Entre os personagens retratados, ele destaca Kenshi Hirata, um jovem que reuniu os ossos da esposa após o ataque, levou para os pais dela e depois sobreviveu a um segundo bombardeio.

“Também há muitas histórias de pessoas que, mesmo sabendo que iam morrer, ajudaram umas às outras. Isso diz muito sobre o espírito coletivo,” completou.

Cameron vê o mundo no limite, com três ameaças principais: mudanças climáticas, armas nucleares e inteligência artificial. Todas crescendo ao mesmo tempo.

“Talvez a superinteligência seja a saída. Talvez não. Mas estamos num ponto crítico,” disse.

Sobre os efeitos ambientais das bombas, ele lembra das descrições mais assustadoras do livro: a luz que incendeia, os corpos virando cinzas, o envenenamento por radiação.

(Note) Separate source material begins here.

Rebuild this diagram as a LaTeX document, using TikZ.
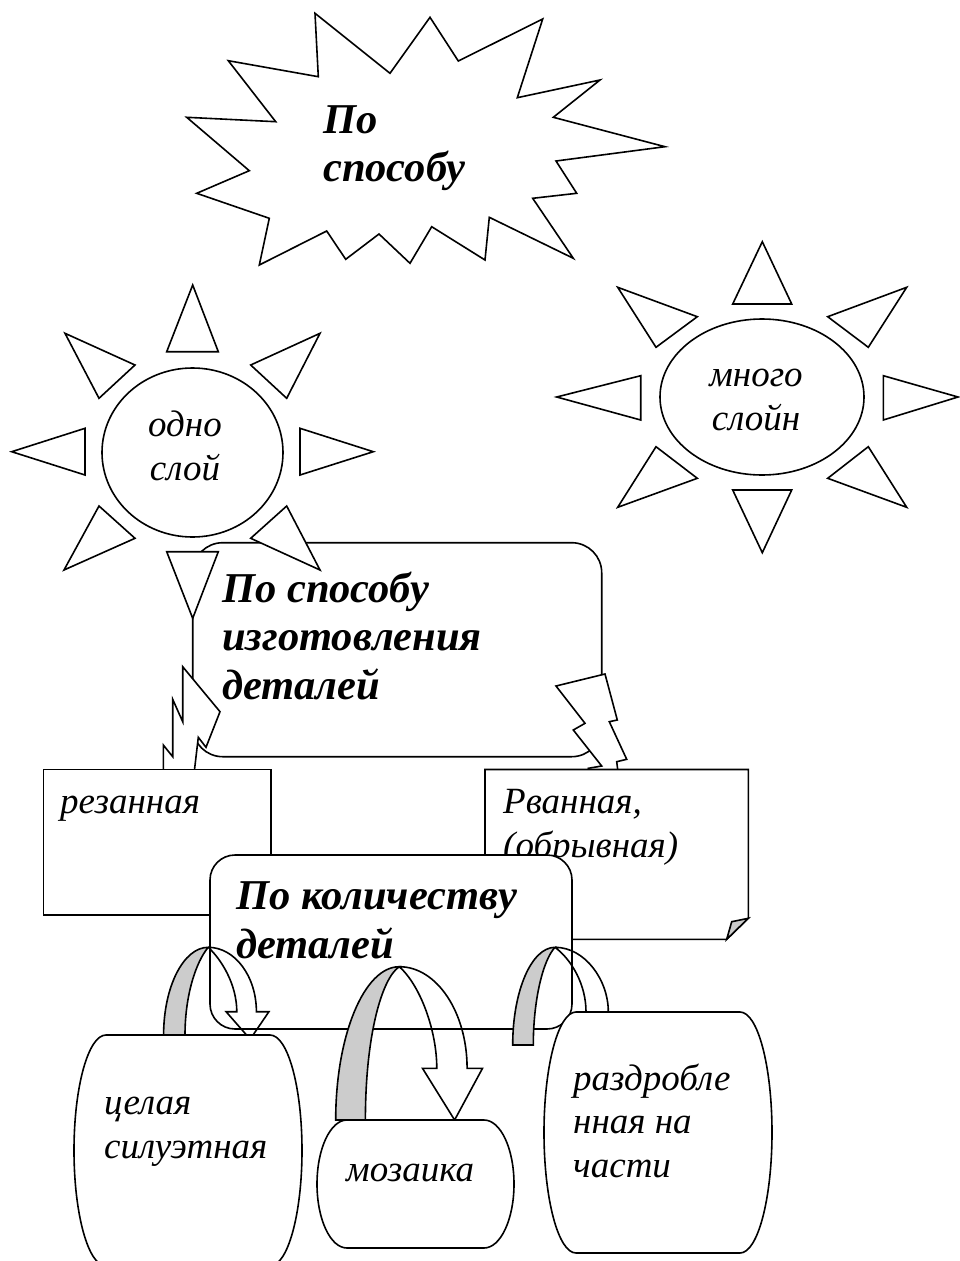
\documentclass[tikz,border=0pt]{standalone}
\usepackage{fontspec}
\setmainfont{Liberation Serif}
\begin{document}
\begin{tikzpicture}[x=1pt,y=-1pt,
  shp/.style={draw=black,line width=1.6pt,fill=white,line join=miter},
  backpart/.style={draw=black,line width=1.6pt,fill=black!20},
  band/.style={draw=black,line width=1.6pt},
  itx/.style={font=\fontsize{37}{43.5}\selectfont\itshape,inner sep=0pt,anchor=base west,align=left},
  ctx/.style={font=\fontsize{37}{43.5}\selectfont\itshape,inner sep=0pt,anchor=base,align=center},
  btx/.style={font=\fontsize{42.5}{48.5}\selectfont\bfseries\itshape,inner sep=0pt,anchor=base west,align=left}]
\useasboundingbox (0,0) rectangle (960,1261);
\clip (0,0) rectangle (960,1261);

% explosion star
\draw[shp] (315,13.3) -- (390,73.3) -- (430,17.3) -- (458.3,61) -- (542.7,19) -- (517.3,97.7)
  -- (600,80) -- (553.3,117.3) -- (665,146.7) -- (556,161) -- (576.7,193.3) -- (532.7,198.3)
  -- (573.3,258.3) -- (489.3,217.3) -- (485,260) -- (431.7,226.7) -- (410,263.3) -- (379,234)
  -- (345.7,259.3) -- (326.7,231) -- (259.3,265) -- (269.3,218.3) -- (196.7,193.3) -- (249.3,170.7)
  -- (186.7,117.3) -- (275.7,121.7) -- (228.3,60.7) -- (318.3,76.7) -- cycle;
\node[btx] (startext) at (323,181.7) {По\\способу};

% box 1
\draw[shp,rounded corners=30pt] (192.7,542.7) rectangle (601.7,756.7);
\node[btx] (box1text) at (222,699) {По способу\\изготовления\\деталей};

% left sun
\draw[shp] (192.7,285) -- (166.7,351.7) -- (218.3,351.7) -- cycle;
\draw[shp] (320,333.3) -- (250.7,365) -- (286.7,398.3) -- cycle;
\draw[shp] (300,428.3) -- (300,475) -- (373.3,451.7) -- cycle;
\draw[shp] (286.7,506) -- (250.7,538.3) -- (320,570) -- cycle;
\draw[shp] (166.7,551.7) -- (218.3,551.7) -- (192.7,618.3) -- cycle;
\draw[shp] (99,506) -- (135,538.3) -- (64,570) -- cycle;
\draw[shp] (85,428.3) -- (85,475) -- (11.7,451.7) -- cycle;
\draw[shp] (65,333.3) -- (135,365) -- (99,398.3) -- cycle;
\draw[shp] (192.5,452.5) ellipse [x radius=90.5pt, y radius=84.5pt];
\node[ctx] (sun1text) at (185,480) {одно\\слой};

% right sun
\draw[shp] (762.3,241.7) -- (732.7,304) -- (791.7,304) -- cycle;
\draw[shp] (906.7,287.3) -- (827.7,316.7) -- (868.3,347.3) -- cycle;
\draw[shp] (883.3,375.7) -- (883.3,420) -- (958,397) -- cycle;
\draw[shp] (868.3,446.7) -- (827.7,478.3) -- (906.7,507.3) -- cycle;
\draw[shp] (732.7,490) -- (791.7,490) -- (762.3,552.7) -- cycle;
\draw[shp] (656,446.7) -- (697.3,478.3) -- (617.7,507.3) -- cycle;
\draw[shp] (640.7,375.7) -- (640.7,420) -- (556.7,397) -- cycle;
\draw[shp] (617.7,287.3) -- (697.3,316.7) -- (656,347.3) -- cycle;
\draw[shp] (762,397) ellipse [x radius=102pt, y radius=78pt];
\node[ctx] (sun2text) at (756,430) {много\\слойн};

% lightning bolts
\draw[shp] (182.7,666.7) -- (220,711.7) -- (206,747.3) -- (198.3,737.3) -- (193.3,780)
  -- (163.3,780) -- (163.3,745) -- (172.7,756.7) -- (172.7,699.3) -- (182.7,721.7) -- cycle;
\draw[shp] (556,686) -- (605,674) -- (617.3,720) -- (609.3,721.7) -- (626.7,759.3) -- (616.7,761.7)
  -- (619,780) -- (590,780) -- (588.3,768.3) -- (601.7,766) -- (573.3,730) -- (585,723.3) -- cycle;

% cut / torn boxes
\draw[shp] (43.5,769.5) rectangle (271,915);
\node[itx] (cuttext) at (60,813) {резанная};
\draw[shp] (485,769.5) -- (748.3,769.5) -- (748.3,918.3) -- (726.7,939.3) -- (485,939.3) -- cycle;
\draw[shp,fill=black!20] (748.3,918.3) -- (731.7,921.7) -- (726.7,939.3) -- cycle;
\node[itx] (torntext) at (503,857) {Рванная,\\(обрывная)};

% box 2
\draw[shp,rounded corners=25pt] (210,855) rectangle (572,1029);
\node[btx] (box2text) at (236,958) {По количеству\\деталей};

% curved arrows
\draw[backpart] (163.6,1035) .. controls (163.6,986.6) and (183.6,947.3) .. (208.2,947.3)
  .. controls (196,962) and (185,995) .. (185,1035) -- cycle;
\draw[band] (208.2,947.3) .. controls (234.8,947.3) and (256.4,976.2) .. (256.4,1011.7)
  -- (268.9,1011.7) -- (250.2,1039.2) -- (226.1,1011.7) -- (236.8,1011.7)
  .. controls (236.8,985) and (222,960) .. (208.2,947.3);

\draw[backpart] (335.7,1120) .. controls (335.7,1035.4) and (364.2,966.7) .. (399.3,966.7)
  .. controls (382,978) and (365.4,1035) .. (365.4,1120) -- cycle;
\draw[band] (399.3,966.7) .. controls (436.7,966.7) and (467.1,1012.2) .. (467.1,1068.3)
  -- (482.5,1068.3) -- (454.6,1120) -- (422.5,1068.3) -- (436.8,1068.3)
  .. controls (436.8,1030) and (420,985) .. (399.3,966.7);

\draw[backpart] (512.7,1045) .. controls (512.7,991) and (531.5,947.3) .. (555,947.3)
  .. controls (543,960) and (533.3,1000) .. (533.3,1045) -- cycle;
\draw[band] (555,947.3) .. controls (585,947.3) and (608.3,980) .. (608.3,1011.7)
  -- (608.3,1030) -- (620,1030) -- (597,1065) -- (576,1030) -- (586,1030) -- (586,1011.7)
  .. controls (586,985) and (572,960) .. (555,947.3);

% bottom barrels
\draw[shp] (106,1035) -- (270,1035) .. controls (287.7,1035) and (302,1086.7) .. (302,1150.5)
  .. controls (302,1214.3) and (287.7,1266) .. (270,1266) -- (106,1266)
  .. controls (88.3,1266) and (74,1214.3) .. (74,1150.5) .. controls (74,1086.7) and (88.3,1035) .. cycle;
\node[itx] (wholetext) at (104,1158) {целая\\силуэтная};

\draw[shp] (347,1120) -- (484,1120) .. controls (500.6,1120) and (514,1148.7) .. (514,1184)
  .. controls (514,1219.3) and (500.6,1248) .. (484,1248) -- (347,1248)
  .. controls (330.4,1248) and (317,1219.3) .. (317,1184) .. controls (317,1148.7) and (330.4,1120) .. cycle;
\node[itx] (mosaictext) at (346,1181.7) {мозаика};

\draw[shp] (576,1012) -- (740,1012) .. controls (757.7,1012) and (772,1065.9) .. (772,1132.5)
  .. controls (772,1199.1) and (757.7,1253) .. (740,1253) -- (576,1253)
  .. controls (558.3,1253) and (544,1199.1) .. (544,1132.5) .. controls (544,1065.9) and (558.3,1012) .. cycle;
\node[itx] (parttext) at (573,1177) {раздробле\\нная на\\части};
\end{tikzpicture}
\end{document}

“Desde pequeno, essas imagens me tiravam o sono. Mas também inspiraram sonhos que viraram filmes como Avatar. Tudo está ali, processado,” disse.

Cameron acredita que arte, música, cinema e livros são formas de nos conectarmos com o outro. Ele relembra a influência da música Russians, de Sting, enquanto escrevia O Exterminador do Futuro 2.

“A arte pode abrir caminho para essa conexão. É ali que mora alguma esperança,” afirmou. “O que me move é tentar contar essa história do jeito certo. Sem querer ser o herói. Só alguém que está tentando fazer isso da melhor forma possível.”